Part I:
11/2/11
A staff member’s daughter died from drowning today. She was two years old. Can you fucking imagine? 2 years old. And my project is still wrapped up in a red tape nightmare. Tragic irony. I need to get away. I need a break.
Part II:
11/3/11
Heading to Nepal today. Can’t wait. It’s a break I really need. Between the gravity of death and the more petty boy relationship problems I just want to see a mountain and have it suck the perspective back into me.
I got to the airport 3 hours early. As I was going through immigration I was stopped. The man looked up. “Ma’am, you have expired your visa, please come with me.” Visions of left forgotten in a Bangladesh jail flooded. I was taken to the immigration police. I was told that I had expired my visa by 66 days. Bloody hell. Even though my visa was good for a year, it turns out it was a year “30 days at a time.” MEANING I have to leave Bangladesh every 30 days. I missed my plane and called my Jiva contact in Dhaka. “Please Saidul I’m at the airport and I need help. Please come get me.”
Saidiul came immediately and we drove the 2 hours (10 miles with Dhaka traffic) to the country immigration office. I’m on the phone with a travel agent trying to rebook my ticket to Kathmandu. But all the flights are booked because this is a big national holiday and everyone is trying to leave the country to vacation. We make it the office, cut past all sorts of people and have a guard open the back door for us. I don’t know, maybe they thought I was someone important and not some grungy little blue collar through and through?
We go straight up the Deputy Visa director. She is yelling at us with a mouth full of Dhal, “she is free to go if she pays us $550 in cash. But the banks close in 10 minutes for the holiday so run.” I run to an ATM, and, being the grad student I am do not have that much in my account. I have to borrow some from our driver. But no time to “oi” because now we’re running back to the office. Signing documents, hands filthy with money, collecting signatures and panting.
6 HOURS LATER, I have my passport signed and stamped. I have my exit visa. I am free to leave the country within 7 days and then return. Now we race over to the Bangladesh Airline headquarters to see if we can get me a ticket out of the country. Make it just in time. With a few tears and a pledge that it is my (13 year old) sister’s wedding in Nepal on Sunday and I got a ticket to Kathmandu Saturday, the day before I leave on my trek.

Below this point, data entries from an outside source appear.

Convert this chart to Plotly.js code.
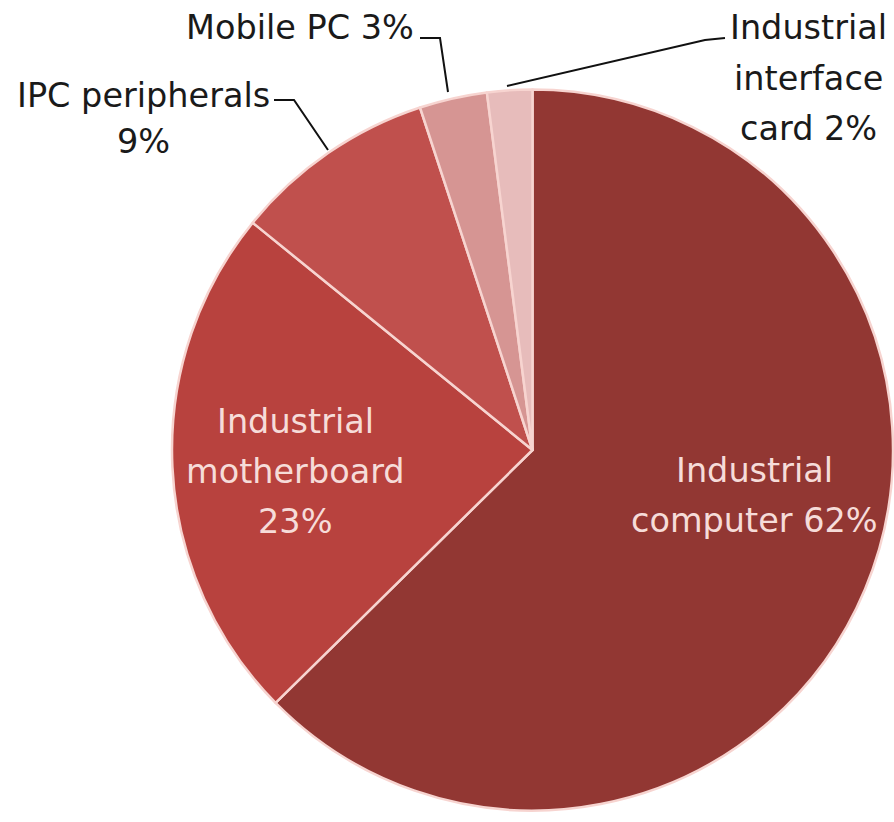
<!DOCTYPE html>
<html>
<head>
<meta charset="utf-8">
<script src="https://cdn.plot.ly/plotly-3.0.1.min.js"></script>
<style>html,body{margin:0;padding:0;background:#fff;}#chart{width:894px;height:822px;}</style>
</head>
<body>
<div id="chart"></div>
<script>
// Data
const categories = ["Industrial computer", "Industrial motherboard", "IPC peripherals", "Mobile PC", "Industrial interface card"];
const shares = [62, 23, 9, 3, 2];
const sliceColors = ["#923733", "#b8423e", "#c0504d", "#d69593", "#e7bcbb"];

// label text lines (as they appear)
const labelLines = [
  ["Industrial", "computer 62%"],
  ["Industrial", "motherboard", "23%"],
  ["IPC peripherals", "9%"],
  ["Mobile PC 3%"],
  ["Industrial", "interface", "card 2%"]
];

const W = 894, H = 822;
const px = x => x / W;
const py = y => 1 - y / H;

// label anchor (pixel centers of first line) and line spacing
const labelPos = [
  {x: 754, y: 470, color: "#f6dcd9"},
  {x: 295, y: 421, color: "#f6dcd9"},
  {x: 143, y: 95, color: "#1a1a1a"},
  {x: 300, y: 27, color: "#1a1a1a"},
  {x: 808, y: 28, color: "#1a1a1a"}
];
const lineGap = [50, 50, 46, 0, 50];
const labelSize = 33.5;

const annotations = [];
labelLines.forEach((lines, i) => {
  lines.forEach((t, j) => {
    annotations.push({
      xref: "paper", yref: "paper",
      x: px(labelPos[i].x), y: py(labelPos[i].y + j * lineGap[i]),
      text: t, showarrow: false,
      xanchor: "center", yanchor: "middle",
      font: {family: "DejaVu Sans", size: labelSize, color: labelPos[i].color}
    });
  });
});

// leader lines
const leaders = [
  [[274,100],[294,100],[328,150]],
  [[420,38],[440,38],[448,92]],
  [[725,38],[705,40],[507,86]]
];
const shapes = leaders.map(pts => ({
  type: "path", xref: "paper", yref: "paper",
  path: pts.map((p, k) => (k ? "L" : "M") + px(p[0]) + "," + py(p[1])).join(" "),
  line: {color: "#111", width: 2}
}));

const trace = {
  type: "pie",
  labels: categories,
  values: shares,
  sort: false,
  direction: "clockwise",
  rotation: 0,
  textinfo: "none",
  hoverinfo: "label+percent",
  marker: {colors: sliceColors, line: {color: "#f7d4d0", width: 2.5}},
  domain: {x: [172 / W, 893 / W], y: [1 - 812 / H, 1 - 88 / H]},
  showlegend: false
};

const layout = {
  width: W, height: H,
  margin: {l: 0, r: 0, t: 0, b: 0},
  paper_bgcolor: "#ffffff",
  showlegend: false,
  annotations: annotations,
  shapes: shapes
};

Plotly.newPlot("chart", [trace], layout, {displayModeBar: false, staticPlot: true});
</script>
</body>
</html>
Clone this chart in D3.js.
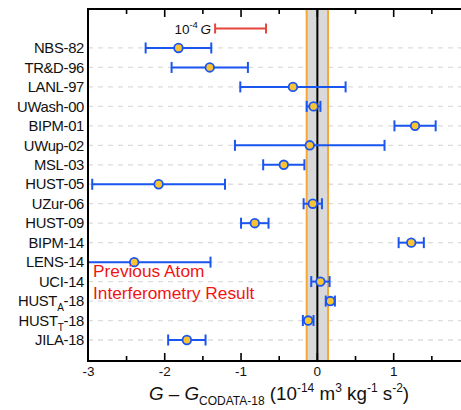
<!DOCTYPE html>
<html>
<head>
<meta charset="utf-8">
<script src="https://cdn.jsdelivr.net/npm/d3@7"></script>
<style>
  html, body { margin: 0; padding: 0; background: #fff; }
  svg { display: block; }
  text { font-family: "Liberation Sans", Arial, Helvetica, sans-serif; }
</style>
</head>
<body>
<svg id="chart" width="461" height="410"></svg>
<script>
// Measurements of Newton's constant relative to CODATA-18 (units of 1e-14 m^3 kg^-1 s^-2)
const experiments = ["NBS-82", "TR&D-96", "LANL-97", "UWash-00", "BIPM-01", "UWup-02", "MSL-03",
  "HUST-05", "UZur-06", "HUST-09", "BIPM-14", "LENS-14", "UCI-14", "HUST_A-18", "HUST_T-18", "JILA-18"];
const deltaG = [-1.82, -1.41, -0.32, -0.05, 1.28, -0.10, -0.44, -2.08, -0.06, -0.82, 1.23, -2.40, 0.04, 0.17, -0.12, -1.71];
const sigma = [0.43, 0.50, 0.69, 0.09, 0.27, 0.98, 0.27, 0.87, 0.12, 0.18, 0.165, 1.00, 0.12, 0.06, 0.07, 0.245];

// CODATA-18 uncertainty band and a 1e-4 G reference length
const codataSigma = 0.14;
const scaleBarStart = -1.34;
const scaleBarLength = 0.6674;

const xTicksMajor = [-3, -2, -1, 0, 1, 2];
const xTicksMinor = [-2.5, -1.5, -0.5, 0.5, 1.5];
const xTickLabels = [-3, -2, -1, 0, 1];

const svg = d3.select("#chart");
const plot = { left: 88, right: 470, top: 9, bottom: 361 };

const x = d3.scaleLinear().domain([-3, 2]).range([plot.left + 0.4, plot.right]);
const rows = ["__scale", ...experiments];
const y = d3.scalePoint().domain(rows).range([28.5, 340]);

svg.append("defs").append("clipPath").attr("id", "plotClip")
  .append("rect")
  .attr("x", plot.left).attr("y", plot.top)
  .attr("width", plot.right - plot.left).attr("height", plot.bottom - plot.top);

const blue = "#1a55f0";
const gold = "#f9c433";

// dashed row guides
svg.append("g").selectAll("line").data(experiments).join("line")
  .attr("x1", plot.left).attr("x2", plot.right)
  .attr("y1", d => y(d)).attr("y2", d => y(d))
  .attr("stroke", "#dcdcdc").attr("stroke-width", 1.3)
  .attr("stroke-dasharray", "5,5");

// CODATA band
svg.append("rect")
  .attr("x", x(-codataSigma)).attr("y", plot.top)
  .attr("width", x(codataSigma) - x(-codataSigma)).attr("height", plot.bottom - plot.top)
  .attr("fill", "#d9d9d9");
svg.append("g").selectAll("line").data([-codataSigma, codataSigma]).join("line")
  .attr("x1", d => x(d)).attr("x2", d => x(d))
  .attr("y1", plot.top).attr("y2", plot.bottom)
  .attr("stroke", "#f5a834").attr("stroke-width", 2);
svg.append("line")
  .attr("x1", x(0)).attr("x2", x(0))
  .attr("y1", plot.top).attr("y2", plot.bottom)
  .attr("stroke", "#000").attr("stroke-width", 2);

// error bars
const data = experiments.map((name, i) => ({ name, v: deltaG[i], s: sigma[i] }));
const bars = svg.append("g").attr("clip-path", "url(#plotClip)");
const capH = 5.5;
const eb = bars.selectAll("g").data(data).join("g");
eb.append("line")
  .attr("x1", d => x(d.v - d.s)).attr("x2", d => x(d.v + d.s))
  .attr("y1", d => y(d.name)).attr("y2", d => y(d.name))
  .attr("stroke", blue).attr("stroke-width", 2);
eb.append("line")
  .attr("x1", d => x(d.v - d.s)).attr("x2", d => x(d.v - d.s))
  .attr("y1", d => y(d.name) - capH).attr("y2", d => y(d.name) + capH)
  .attr("stroke", blue).attr("stroke-width", 2);
eb.append("line")
  .attr("x1", d => x(d.v + d.s)).attr("x2", d => x(d.v + d.s))
  .attr("y1", d => y(d.name) - capH).attr("y2", d => y(d.name) + capH)
  .attr("stroke", blue).attr("stroke-width", 2);
eb.append("circle")
  .attr("cx", d => x(d.v)).attr("cy", d => y(d.name))
  .attr("r", 4.3)
  .attr("fill", gold).attr("stroke", blue).attr("stroke-width", 1.8);

// 1e-4 G scale bar
const red = "#e8453c";
const sy = y("__scale");
const sx0 = x(scaleBarStart), sx1 = x(scaleBarStart + scaleBarLength);
svg.append("line").attr("x1", sx0).attr("x2", sx1).attr("y1", sy).attr("y2", sy)
  .attr("stroke", red).attr("stroke-width", 2);
[sx0, sx1].forEach(px => svg.append("line")
  .attr("x1", px).attr("x2", px).attr("y1", sy - 5).attr("y2", sy + 5)
  .attr("stroke", red).attr("stroke-width", 2));
const sl = svg.append("text").attr("x", sx0 - 4).attr("y", sy + 5)
  .attr("text-anchor", "end").attr("font-size", 13.5).attr("fill", "#111");
sl.append("tspan").text("10");
sl.append("tspan").attr("font-size", 9.5).attr("dy", -6).text("-4");
sl.append("tspan").attr("dy", 6).attr("font-style", "italic").text("\u2009G");

// frame and inward ticks
const frame = svg.append("g").attr("stroke", "#000");
frame.append("line").attr("x1", plot.left).attr("x2", plot.right + 10)
  .attr("y1", plot.top).attr("y2", plot.top).attr("stroke-width", 2);
frame.append("line").attr("x1", plot.left).attr("x2", plot.right + 10)
  .attr("y1", plot.bottom).attr("y2", plot.bottom).attr("stroke-width", 2);
frame.append("line").attr("x1", plot.left).attr("x2", plot.left)
  .attr("y1", plot.top - 1).attr("y2", plot.bottom + 1).attr("stroke-width", 2);

const tickLen = major => major ? 8 : 5;
[[xTicksMajor, true], [xTicksMinor, false]].forEach(([ticks, major]) => {
  ticks.filter(t => t > -3).forEach(t => {
    frame.append("line").attr("x1", x(t)).attr("x2", x(t))
      .attr("y1", plot.top).attr("y2", plot.top + tickLen(major)).attr("stroke-width", 1.6);
    frame.append("line").attr("x1", x(t)).attr("x2", x(t))
      .attr("y1", plot.bottom).attr("y2", plot.bottom - tickLen(major)).attr("stroke-width", 1.6);
  });
});

svg.append("g").selectAll("text").data(xTickLabels).join("text")
  .attr("x", d => x(d)).attr("y", 376)
  .attr("text-anchor", "middle").attr("font-size", 13.5).attr("fill", "#111")
  .text(d => String(d));

// row labels (with subscripts for the HUST 2018 pair)
const lab = svg.append("g").selectAll("text").data(experiments).join("text")
  .attr("x", 84).attr("y", d => y(d) + 5.2)
  .attr("text-anchor", "end").attr("font-size", 14.8).attr("fill", "#111")
  .attr("letter-spacing", -0.3);
lab.each(function(d) {
  const t = d3.select(this);
  const m = d.match(/^(.*)_(.)(.*)$/);
  if (m) {
    t.append("tspan").text(m[1]);
    t.append("tspan").attr("font-size", 10).attr("dy", 5).text(m[2]);
    t.append("tspan").attr("dy", -5).text(m[3]);
  } else {
    t.text(d);
  }
});

// annotation
const note = svg.append("g").attr("font-family", "Lato, 'Open Sans', sans-serif")
  .attr("font-size", 17.3).attr("fill", "#f01515");
note.append("text").attr("x", 93).attr("y", 276.5).text("Previous Atom");
note.append("text").attr("x", 93).attr("y", 298.5).text("Interferometry Result");

// axis title
const title = svg.append("text").attr("x", 279).attr("y", 400)
  .attr("text-anchor", "middle").attr("font-size", 18.8).attr("fill", "#111");
title.append("tspan").attr("font-style", "italic").text("G");
title.append("tspan").text(" \u2013 ");
title.append("tspan").attr("font-style", "italic").text("G");
title.append("tspan").attr("font-size", 12).attr("dy", 5).text("CODATA-18");
title.append("tspan").attr("dy", -5).text(" (10");
title.append("tspan").attr("font-size", 12).attr("dy", -8).text("-14");
title.append("tspan").attr("dy", 8).text(" m");
title.append("tspan").attr("font-size", 12).attr("dy", -8).text("3");
title.append("tspan").attr("dy", 8).text(" kg");
title.append("tspan").attr("font-size", 12).attr("dy", -8).text("-1");
title.append("tspan").attr("dy", 8).text(" s");
title.append("tspan").attr("font-size", 12).attr("dy", -8).text("-2");
title.append("tspan").attr("dy", 8).text(")");
</script>
</body>
</html>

Giddy, starving and exhausted, we get back in the car for the 3 hour (11 mile) journey back.
Part III
Becky invited me to go to the American club with her to unwind and offered up her guest room for the night. The American club was dizzying. I was swept up by soft white hands, handed a glass of red wine, a plate of eggplant parmesan and placed in a soft chair on a rooftop deck overlooking a pool. I lost track of the Dhaka honking, and the heat and dust and death and stress of it all and let the wine make my head heavy. The scintillating conversation and parmesan cheese carried me away and I didn’t feel one bit guilty about it.